Seit dem Ende des Dritten Reiches haben die Landkreise Wandlungen durchlebt, die in der Vergangenheit ihresgleichen suchen. So kam ihnen in der unmittelbaren Nachkriegszeit eine tragende Rolle im Wiederaufbau zu -, sowohl was das alltägliche Leben als auch die politische Neuorganisation angeht.
In Folge der Verwaltungs- und Gebietsreform des Jahres 1973 wachsen den Kreisen neue Aufgaben zu und vorhandene Aufgabenfelder werden wesentlich ausgeweitet: So etwa auf dem Gebiet des Berufsschul- und Sonderschulwesens, des Sozialbereichs, des Gesundheitswesens, der Jugendhilfe-, der Familien- und Altenhilfe sowie des Straßen- und Verkehrswesens (ÖPNV), des Umwelt- und Naturschutzes sowie der Abfallwirtschaft.
Als herausragende Aktivitäten seien der Bau von modernen Kreiskrankenhäusern und Berufsschulzentren sowie die Initiierung von Regionalbahnen genannt. Gerade die Hightech-Industrie des Kreises Böblingen stellt besondere Anforderungen an das Berufsschulwesen, das eine der Grundlagen für die Spitzenstellung des Wirtschaftsstandorts ausmacht.

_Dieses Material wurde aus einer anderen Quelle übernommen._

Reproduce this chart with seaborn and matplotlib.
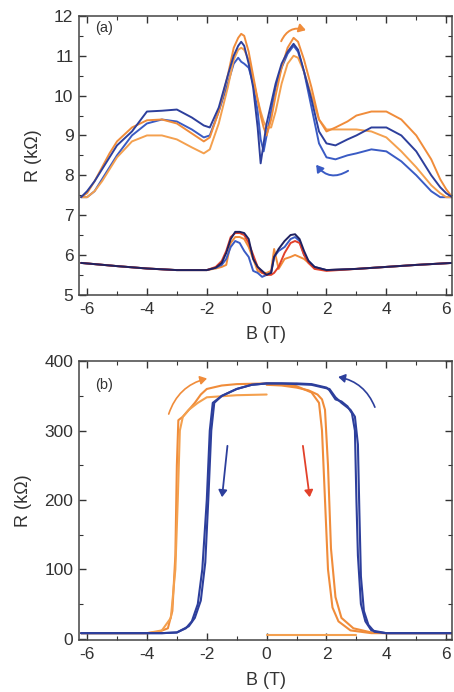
import numpy as np
import pandas as pd
import matplotlib
matplotlib.use("Agg")
import matplotlib.pyplot as plt
import seaborn as sns
from matplotlib.ticker import MultipleLocator
from matplotlib.patches import FancyArrowPatch

# ---------------- Panel (a): upper curves ----------------
B_up = [-6.2, -6.0, -5.75, -5.5, -5.25, -5.0, -4.5, -4.0, -3.5, -3.0, -2.5, -2.1, -1.9, -1.6, -1.3,
        -1.1, -0.95, -0.85, -0.75, -0.6, -0.45, -0.3, -0.2, -0.1, 0.0, 0.15, 0.3, 0.5, 0.7, 0.9,
        1.05, 1.25, 1.5, 1.75, 2.0, 2.3, 2.7, 3.0, 3.5, 4.0, 4.5, 5.0, 5.5, 5.8, 6.0, 6.2]
R_blue1 = [7.45, 7.6, 7.85, 8.15, 8.45, 8.75, 9.1, 9.6, 9.62, 9.65, 9.45, 9.25, 9.2, 9.7, 10.5,
           11.0, 11.25, 11.35, 11.25, 10.8, 10.2, 9.2, 8.3, 8.8, 9.3, 9.8, 10.3, 10.8, 11.1, 11.3,
           11.15, 10.6, 9.9, 9.1, 8.8, 8.75, 8.9, 9.0, 9.2, 9.2, 9.0, 8.6, 8.0, 7.7, 7.55, 7.45]
R_blue2 = [7.45, 7.45, 7.6, 7.9, 8.2, 8.5, 9.0, 9.3, 9.4, 9.35, 9.15, 8.95, 9.0, 9.6, 10.3,
           10.8, 10.95, 10.85, 10.8, 10.7, 10.3, 9.6, 8.9, 8.6, 9.0, 9.6, 10.2, 10.7, 11.05, 11.25,
           11.1, 10.6, 9.7, 8.8, 8.45, 8.4, 8.5, 8.55, 8.65, 8.6, 8.35, 8.0, 7.6, 7.45, 7.45, 7.45]
R_orange1 = [7.45, 7.55, 7.85, 8.2, 8.55, 8.85, 9.2, 9.38, 9.4, 9.3, 9.05, 8.85, 8.95, 9.6, 10.5,
             11.2, 11.45, 11.55, 11.5, 11.1, 10.5, 9.9, 9.5, 9.2, 9.0, 9.4, 10.0, 10.7, 11.2, 11.45,
             11.35, 10.9, 10.2, 9.4, 9.1, 9.2, 9.35, 9.5, 9.6, 9.6, 9.4, 9.0, 8.4, 7.9, 7.65, 7.45]
R_orange2 = [7.45, 7.45, 7.6, 7.85, 8.15, 8.45, 8.85, 9.0, 9.0, 8.9, 8.7, 8.55, 8.65, 9.3, 10.2,
             10.9, 11.15, 11.2, 11.15, 10.9, 10.4, 9.9, 9.6, 9.35, 9.2, 9.2, 9.6, 10.3, 10.8, 11.0,
             10.95, 10.6, 10.0, 9.4, 9.15, 9.15, 9.15, 9.15, 9.1, 8.95, 8.6, 8.2, 7.75, 7.55, 7.45, 7.45]

# ---------------- Panel (a): lower curves ----------------
B_lo = [-6.2, -5.0, -4.0, -3.0, -2.0, -1.7, -1.5, -1.35, -1.2, -1.05, -0.9, -0.75, -0.6, -0.45, -0.3,
        -0.15, 0.0, 0.15, 0.25, 0.4, 0.6, 0.8, 0.95, 1.1, 1.25, 1.4, 1.6, 2.0, 3.0, 4.0, 5.0, 6.2]
R_red = [5.8, 5.72, 5.66, 5.62, 5.62, 5.7, 5.85, 6.1, 6.45, 6.55, 6.55, 6.5, 6.3, 6.0, 5.7,
         5.55, 5.5, 5.5, 5.55, 5.7, 6.05, 6.3, 6.35, 6.3, 6.0, 5.8, 5.65, 5.6, 5.65, 5.7, 5.75, 5.8]
R_navy = [5.8, 5.72, 5.66, 5.62, 5.62, 5.68, 5.8, 6.05, 6.4, 6.58, 6.58, 6.55, 6.4, 5.9, 5.7,
          5.6, 5.5, 5.55, 5.95, 6.15, 6.35, 6.5, 6.52, 6.4, 6.1, 5.85, 5.7, 5.62, 5.65, 5.7, 5.75, 5.8]
R_blue_lo = [5.8, 5.72, 5.66, 5.62, 5.62, 5.68, 5.75, 5.9, 6.2, 6.35, 6.3, 6.1, 5.95, 5.6, 5.55,
             5.45, 5.5, 5.55, 5.95, 6.1, 6.2, 6.4, 6.45, 6.35, 6.0, 5.85, 5.7, 5.62, 5.65, 5.7, 5.75, 5.8]
R_orange_lo = [5.8, 5.72, 5.66, 5.62, 5.62, 5.66, 5.7, 5.75, 6.3, 6.45, 6.45, 6.4, 6.2, 5.9, 5.6,
               5.55, 5.55, 5.6, 6.15, 5.65, 5.9, 5.95, 6.0, 5.95, 5.9, 5.8, 5.68, 5.62, 5.65, 5.7, 5.75, 5.8]

# ---------------- Panel (b) ----------------
B_orA = [-6.2, -4.0, -3.6, -3.3, -3.15, -3.05, -3.0, -2.95, -2.8, -2.6, -2.4, -2.2, -2.0, -1.5, -1.0,
         0.0, 0.5, 1.0, 1.5, 1.75, 1.85, 1.95, 2.05, 2.2, 2.4, 2.8, 3.5, 4.5, 6.2]
R_orA = [8, 8, 10, 15, 40, 120, 250, 315, 320, 330, 340, 352, 360, 365, 367,
         368, 367, 364, 355, 340, 300, 200, 100, 45, 25, 12, 8, 8, 8]
B_orB = [0.0, -1.0, -2.0, -2.3, -2.6, -2.8, -2.9, -2.97, -3.05, -3.2, -3.5, -4.0, -6.2]
R_orB = [352, 351, 348, 340, 330, 320, 300, 200, 100, 30, 12, 8, 8]
B_orC = [6.2, 4.0, 3.5, 2.9, 2.5, 2.3, 2.15, 2.05, 1.95, 1.85, 1.7, 1.4, 1.0, 0.5, 0.0]
R_orC = [8, 8, 9, 15, 30, 60, 130, 250, 330, 345, 352, 358, 362, 365, 366]
B_orD = [0.0, 1.0, 2.0, 3.0]
R_orD = [5, 5, 5, 5]
B_blA = [-6.2, -3.5, -3.0, -2.7, -2.5, -2.3, -2.15, -2.0, -1.9, -1.8, -1.5, -1.0, -0.5, 0.0, 1.0,
         1.5, 2.0, 2.1, 2.3, 2.5, 2.7, 2.85, 2.95, 3.0, 3.05, 3.15, 3.3, 3.5, 4.0, 6.2]
R_blA = [8, 8, 9, 15, 25, 50, 100, 200, 300, 340, 350, 360, 366, 368, 368,
         367, 362, 358, 345, 342, 335, 325, 300, 200, 120, 50, 25, 12, 8, 8]
B_blB = [6.2, 4.0, 3.6, 3.4, 3.25, 3.15, 3.1, 3.05, 2.95, 2.8, 2.5, 2.3, 2.1, 1.5, 0.5,
         0.0, -0.5, -1.0, -1.5, -1.75, -1.85, -1.95, -2.05, -2.2, -2.4, -2.6, -3.0, -3.5, -6.2]
R_blB = [8, 8, 10, 20, 40, 90, 180, 280, 320, 330, 340, 348, 360, 366, 368,
         368, 366, 360, 350, 340, 300, 200, 110, 55, 30, 18, 9, 8, 8]

TICK_B = [-6, -4, -2, 0, 2, 4, 6]

ORANGE = "#f08c3a"
ORANGE2 = "#f4a04e"
RED = "#e2412a"
NAVY = "#1f2160"
BLUE = "#2d3f9c"
BLUE2 = "#3a5bc4"
TXT = "#333333"


def longform(pairs):
    frames = []
    for name, b, r in pairs:
        frames.append(pd.DataFrame({"B": b, "R": r, "curve": name, "idx": np.arange(len(b))}))
    return pd.concat(frames, ignore_index=True)


sns.set_style("ticks")
plt.rcParams["font.family"] = ["Liberation Sans", "DejaVu Sans"]
plt.rcParams["text.color"] = TXT
plt.rcParams["axes.labelcolor"] = TXT
plt.rcParams["xtick.color"] = TXT
plt.rcParams["ytick.color"] = TXT
plt.rcParams["axes.edgecolor"] = "#444444"

fig = plt.figure(figsize=(4.54, 6.92), dpi=100)
axa = fig.add_axes([0.174, 0.574, 0.822, 0.403])
axb = fig.add_axes([0.174, 0.075, 0.822, 0.403])

dfa = longform([
    ("blue2", B_up, R_blue2), ("orange2", B_up, R_orange2),
    ("orange1", B_up, R_orange1), ("blue1", B_up, R_blue1),
    ("orange_lo", B_lo, R_orange_lo), ("blue_lo", B_lo, R_blue_lo),
    ("red_lo", B_lo, R_red), ("navy_lo", B_lo, R_navy),
])
pal_a = {"blue1": BLUE, "blue2": BLUE2, "orange1": ORANGE, "orange2": ORANGE2,
         "orange_lo": ORANGE, "blue_lo": BLUE2, "red_lo": RED, "navy_lo": NAVY}
sns.lineplot(data=dfa, x="B", y="R", hue="curve", palette=pal_a, units="curve",
             estimator=None, sort=False, legend=False, lw=1.4, ax=axa)

dfb = longform([
    ("orD", B_orD, R_orD), ("orA", B_orA, R_orA), ("orB", B_orB, R_orB), ("orC", B_orC, R_orC),
    ("blA", B_blA, R_blA), ("blB", B_blB, R_blB),
])
pal_b = {"orA": ORANGE, "orB": ORANGE2, "orC": ORANGE, "orD": ORANGE2, "blA": BLUE, "blB": BLUE}
sns.lineplot(data=dfb, x="B", y="R", hue="curve", palette=pal_b, units="curve",
             estimator=None, sort=False, legend=False, lw=1.5, ax=axb)


def style(ax, ylim, ymaj, ymin):
    ax.set_xlim(-6.27, 6.2)
    ax.set_ylim(*ylim)
    ax.set_xticks(TICK_B)
    ax.set_xticklabels([str(t) for t in TICK_B])
    ax.xaxis.set_minor_locator(MultipleLocator(1))
    ax.yaxis.set_major_locator(MultipleLocator(ymaj))
    ax.yaxis.set_minor_locator(MultipleLocator(ymin))
    ax.tick_params(which="both", direction="in", top=True, right=True, labelsize=12.5)
    ax.tick_params(axis="x", pad=5)
    ax.tick_params(axis="y", pad=4)
    ax.tick_params(which="major", length=5, width=1)
    ax.tick_params(which="minor", length=3, width=0.8)
    for s in ax.spines.values():
        s.set_linewidth(1.1)
    ax.set_xlabel("B (T)", fontsize=13, labelpad=7)
    ax.set_ylabel("R (kΩ)", fontsize=13, labelpad=9)


style(axa, (5, 12), 1, 0.5)
style(axb, (-2, 400), 100, 50)

axa.text(-5.72, 11.6, "(a)", fontsize=10.5)
axb.text(-5.72, 360, "(b)", fontsize=10.5)

# arrows panel (a)
axa.add_patch(FancyArrowPatch((0.45, 11.3), (1.4, 11.62), connectionstyle="arc3,rad=-0.5",
                              arrowstyle="-|>,head_length=4,head_width=2.5", color=ORANGE, lw=1.4))
axa.add_patch(FancyArrowPatch((2.8, 8.15), (1.6, 8.32), connectionstyle="arc3,rad=-0.5",
                              arrowstyle="-|>,head_length=4,head_width=2.5", color=BLUE2, lw=1.4))
# arrows panel (b)
axb.add_patch(FancyArrowPatch((-3.3, 320), (-1.9, 376), connectionstyle="arc3,rad=-0.3",
                              arrowstyle="-|>,head_length=4,head_width=2.5", color=ORANGE, lw=1.2))
axb.add_patch(FancyArrowPatch((3.65, 330), (2.3, 378), connectionstyle="arc3,rad=0.3",
                              arrowstyle="-|>,head_length=4,head_width=2.5", color=BLUE, lw=1.2))
axb.add_patch(FancyArrowPatch((-1.3, 282), (-1.5, 200),
                              arrowstyle="-|>,head_length=4,head_width=2.5", color=BLUE, lw=1.3))
axb.add_patch(FancyArrowPatch((1.2, 282), (1.45, 200),
                              arrowstyle="-|>,head_length=4,head_width=2.5", color=RED, lw=1.3))

fig.savefig("out.png", dpi=100)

Das 21. Jahrhundert steht unter dem Zeichen der Eingliederung von 350 Sonderbehörden des Landes in die Landratsämter. Mit dieser Verwaltungsreform des Jahres 2005 vergrößert sich die Beschäftigtenzahl des Landratsamtes Böblingen um 370 auf rund 1200.
Mit den neu hinzugekommenen Aufgabenfeldern der Gewerbeaufsicht, der Forst- und Landwirtschaftsverwaltung, der Flurneuordnung und Gewässerdirektion, der Schulämter [1], des Versorgungsamtes u.a. formiert sich das Landratsamt zu einem Dienstleistungszentrum, das in der Geschichte seinesgleichen sucht und eine bürgernahe und zugleich fortschrittliche Verwaltung zum Ziel hat.
[1] Die Schulämter sind inzwischen wieder ausgegliedert worden.